Um quarto de século depois, Trump, seria a prova viva de que este país era tudo menos imune a História, ainda que poucos o reconheçam como o mensageiro da queda já em curso. Quatro anos depois, em um país devastado pela pandemia com sua economia naufragando, seu poderio militar frustrado, sua população dividida, faminta e cada vez mais bem armada, aquela sensação de fracasso (já sentida tão fortemente no interior americano que abraçou Donald em 2016) já não é mais sentida como algo estranho.

Apesar da estranheza do próprio Donald Trump, tudo isso seria apenas mais do mesmo, se não fosse por uma coisa. Há um fator extra agora atuando, que praticamente garante tornar a história do declínio e da queda do Império Americano, diferente dos declínios e quedas de outros impérios de séculos passados. E não, isso não tem nenhuma relação com Trump, embora ele tenha negado as mudanças climáticas como uma “farsa chinesa” e, de todas as formas possíveis, graças ao seu amor por combustíveis fosseis, dando a maior ajuda possível, abrindo terras para a extração de petróleo de todos os tipos de perfuração, descartando regulamentações ambientais que poderiam ter impedido as gigantes petrolíferas. E não se esqueça de sua fissura em ridicularizar qualquer tipo alternativo de energia.

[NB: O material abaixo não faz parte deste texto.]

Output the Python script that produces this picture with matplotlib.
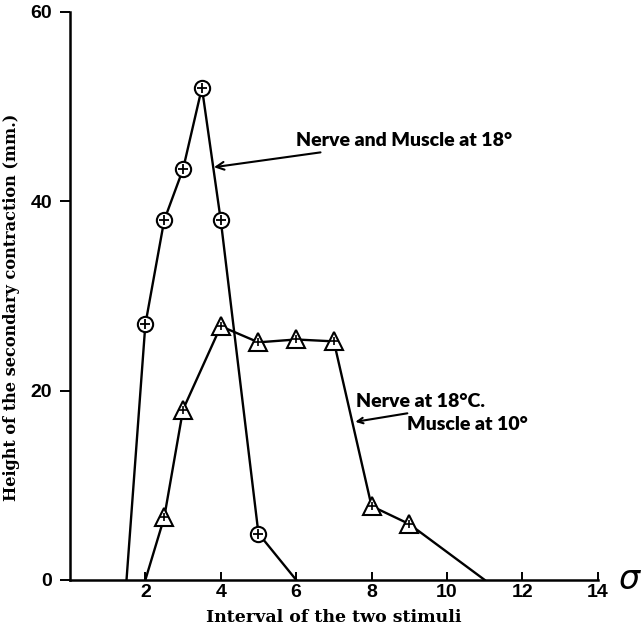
import matplotlib.pyplot as plt

# data
x_both = [1.5, 2, 2.5, 3, 3.5, 4, 5, 6]
y_both = [0, 27, 38, 43.4, 52, 38, 4.9, 0]
x_cold = [2, 2.5, 3, 4, 5, 6, 7, 8, 9, 11]
y_cold = [0, 6.6, 18, 26.8, 25.1, 25.4, 25.2, 7.8, 5.9, 0]
xticks = [2, 4, 6, 8, 10, 12, 14]
yticks = [0, 20, 40, 60]

fig = plt.figure(figsize=(6.42, 6.31), dpi=100)
ax = fig.add_axes([0.109, 0.081, 0.822, 0.9])

serif = dict(family='DejaVu Serif', fontweight='bold')
hand = dict(family='Lato', fontweight='heavy', fontsize=14)

# circles: line, then markers only on the measured points
ax.plot(x_both, y_both, color='black', lw=1.7, zorder=2)
ax.plot(x_both[1:-1], y_both[1:-1], 'o', ms=11, mfc='white', mec='black', mew=1.5, zorder=3)
ax.plot(x_both[1:-1], y_both[1:-1], '+', ms=7, mec='black', mew=1.3, zorder=4)

# triangles
ax.plot(x_cold, y_cold, color='black', lw=1.7, zorder=2)
ax.plot(x_cold[1:-1], y_cold[1:-1], '^', ms=13, mfc='white', mec='black', mew=1.5, zorder=3)
ax.plot(x_cold[1:-1], y_cold[1:-1], '+', ms=6, mec='black', mew=1.2, zorder=4)

ax.set_xlim(0, 14)
ax.set_ylim(0, 60)
ax.set_xticks(xticks)
ax.set_yticks(yticks)
for s in ['top', 'right']:
    ax.spines[s].set_visible(False)
for s in ['left', 'bottom']:
    ax.spines[s].set_linewidth(1.8)
ax.tick_params(axis='x', direction='in', length=6, width=1.4, labelsize=14, pad=3)
ax.tick_params(axis='y', direction='out', length=7, width=1.4, labelsize=14, pad=6)
for lab in ax.get_xticklabels() + ax.get_yticklabels():
    lab.set_fontweight('bold')
    lab.set_family('Liberation Sans')

ax.set_xlabel('Interval of the two stimuli', labelpad=6, fontsize=12.5, **serif)
ax.set_ylabel('Height of the secondary contraction (mm.)', fontsize=11.6, **serif)
ax.yaxis.set_label_coords(-0.095, 0.48)

ax.text(14.55, 0, r'$\sigma$', fontsize=24, va='center', ha='left', clip_on=False)

ax.annotate('Nerve and Muscle at 18°', xy=(3.82, 43.6), xytext=(6.0, 46.4),
            va='center', ha='left',
            arrowprops=dict(arrowstyle='->', lw=1.5, color='black', shrinkA=2, shrinkB=0),
            **hand)
ax.annotate('', xy=(7.57, 16.7), xytext=(8.95, 17.6),
            arrowprops=dict(arrowstyle='->', lw=1.5, color='black', shrinkA=0, shrinkB=0))
ax.text(7.6, 18.9, 'Nerve at 18°C.', va='center', ha='left', **hand)
ax.text(8.95, 16.4, 'Muscle at 10°', va='center', ha='left', **hand)

fig.savefig('out.png', dpi=100)
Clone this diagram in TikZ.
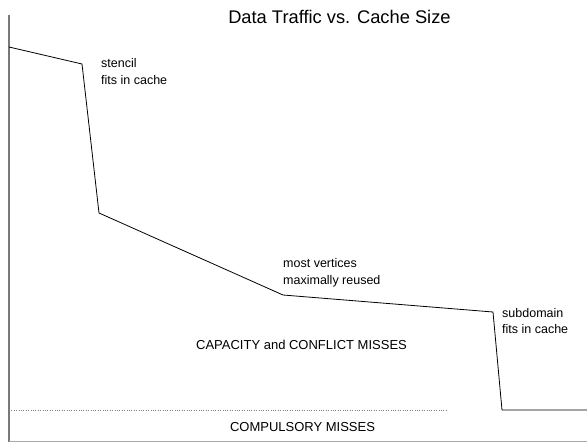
\documentclass[tikz,border=0pt]{standalone}
\usepackage{fontspec}
\setmainfont{Liberation Sans}
\usetikzlibrary{positioning,calc}
\definecolor{AxisGray}{RGB}{120,120,120}
\definecolor{BaseGray}{RGB}{170,170,170}

\begin{document}
\begin{tikzpicture}[x=1pt,y=-1pt,
    note/.style={align=left,anchor=base west,inner sep=0pt,font=\fontsize{12.5pt}{16.5pt}\selectfont},
    region/.style={inner sep=0pt,anchor=base,font=\fontsize{13pt}{15pt}\selectfont}]
    \useasboundingbox (0,0) rectangle (587,444);
    % axes
    \draw[AxisGray,line width=1.2pt] (9,15) -- (9,441.5);
    \draw[BaseGray,line width=1pt] (9,441.5) -- (587,441.5);
    \draw[gray,dotted] (9,410) -- (447,410);
    % corners of the traffic curve
    \coordinate (start) at (9,47);
    \coordinate (stencil) at (82,64);
    \coordinate (drop) at (99,213);
    \coordinate (vertices) at (283,295);
    \coordinate (subdomain) at (493,312);
    \coordinate (floor) at (502,410);
    \coordinate (end) at (587,410);
    \draw[line width=0.8pt] (start) -- (stencil) -- (drop) -- (vertices)
        -- (subdomain) -- (floor) -- (end);
    % title
    \draw (342,24) node[anchor=base] (title) {
        {\fontsize{18.3pt}{20pt}\selectfont
    Data Traffic vs. Cache Size
        }
    };
    % labels (anchored at the last line)
    \node[note] (stencilnote) at (101,84.5) {stencil\\fits in cache};
    \node[note] (verticesnote) at (283,284) {most vertices\\maximally reused};
    \node[note] (subdomainnote) at (502,333.5) {subdomain\\fits in cache};
    \node[region] (capacity) at (301.5,349) {CAPACITY and CONFLICT MISSES};
    \node[region] (compulsory) at (302.5,431) {COMPULSORY MISSES};
\end{tikzpicture}
\end{document}
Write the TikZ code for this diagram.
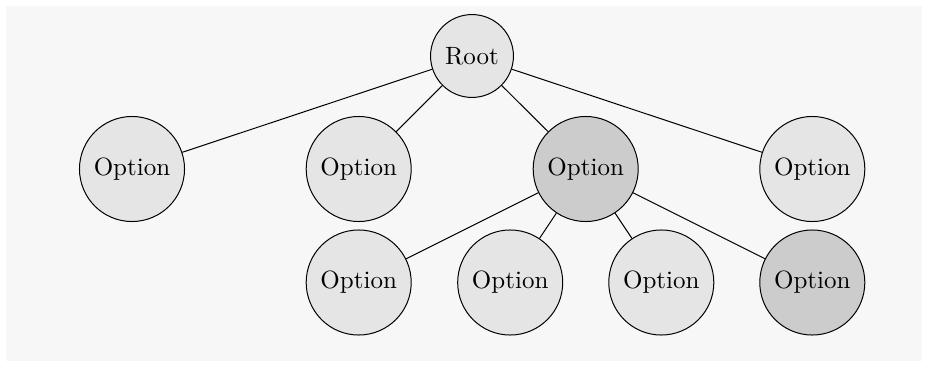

Eu poderia seguir adiante, claro, mas por que se preocupar. Você sabe bem essa parte da História. Você está vivendo ela.

Sim, de sua forma distinta, os EUA, estão caindo e o farão com Trump, Joe Biden ou MitchMcConnell comandando o show. Mas aqui está o que há de novo: pela primeira vez, um grande poder imperial está caindo, justo quando a Terra, pelo menos a que a humanidade conheceu nesses milhares de anos, parece também estar em queda. E isso significa que não haverá outro jeito, não importa o que Trump talvez pense, o fato é que estamos diante de tempestades cada vez piores, incêndios ou grandes alagamentos, o derretimento de geleiras e o aumento do nível do mar que virá com eles, as temperaturas recordes e tudo mais, incluindo centenas de milhões que provavelmente serão deslocadas em um planeta em queda, graças aos gases estufa liberados pelos combustíveis fosseis que Trump ama tanto.

Sem dúvida, a primeira reviravolta genuína do processo de ascensão e queda na História da humanidade – a primeira da História, que potencialmente tratava de quedas – chegou em 6 e 9 de Agosto de 1945, quando os EUA lançaram as bombas nucleares nas cidades japonesas de Hiroshima e Nagasaki. Logo ficou claro que tal armamento, coletado em vastos e espalhados arsenais, tinha (e ainda tem) o poder de literalmente tirar a História de nossas mãos. Nesse século, mesmo em uma guerra regional e limitada com tais armas poderia se criar um inverno nuclear que pode matar bilhões de fome. Essa versão do Armagedom foi pelo menos adiada desde Agosto de 1945, mas a humanidade provou ser perfeitamente capaz de surgir com outra versão do desastre final, mesmo que seus efeitos, não menos perigosos, aconteçam não com a velocidade de uma arma nucelar, mas ao longo de anos, de décadas, de séculos.

Donald Trump era o mensageiro do inferno quando se tratava de um Império decadente em um planeta decadente. Se, em um mundo em mudança, o próximo império ou impérios, China ou outras potências desconhecidas que surgirão, possam surgir de forma normal, resta nos ver. Assim como em tal planeta, pode surgir outra forma de organizar a vida humana, potencialmente melhor, mais empática em lidar com o mundo e com nós mesmos será achada.

Saiba apenas que a ascensão e queda na História como sempre ocorreram, já não existe mais. O resto, eu suponho, ainda nos cabe descobrir, para melhor ou para pior.

*Tom Engelhardt é jornalista e editor. Autor, entre outros livros, de A Nation Unmade by War (Haymarket Books, 2018).

Tradução: Bruno Bonzanini

Nota do tradutor


[i] Gulp! Aqui o autor usa uma expressão norte americana, usada para representar o ato de engolir algo muito rápido quando se está nervoso ou alterado, se referindo a recente invasão e ocupação dos EUA no Afeganistão e o difícil momento que a nação ocidental atravessa no momento.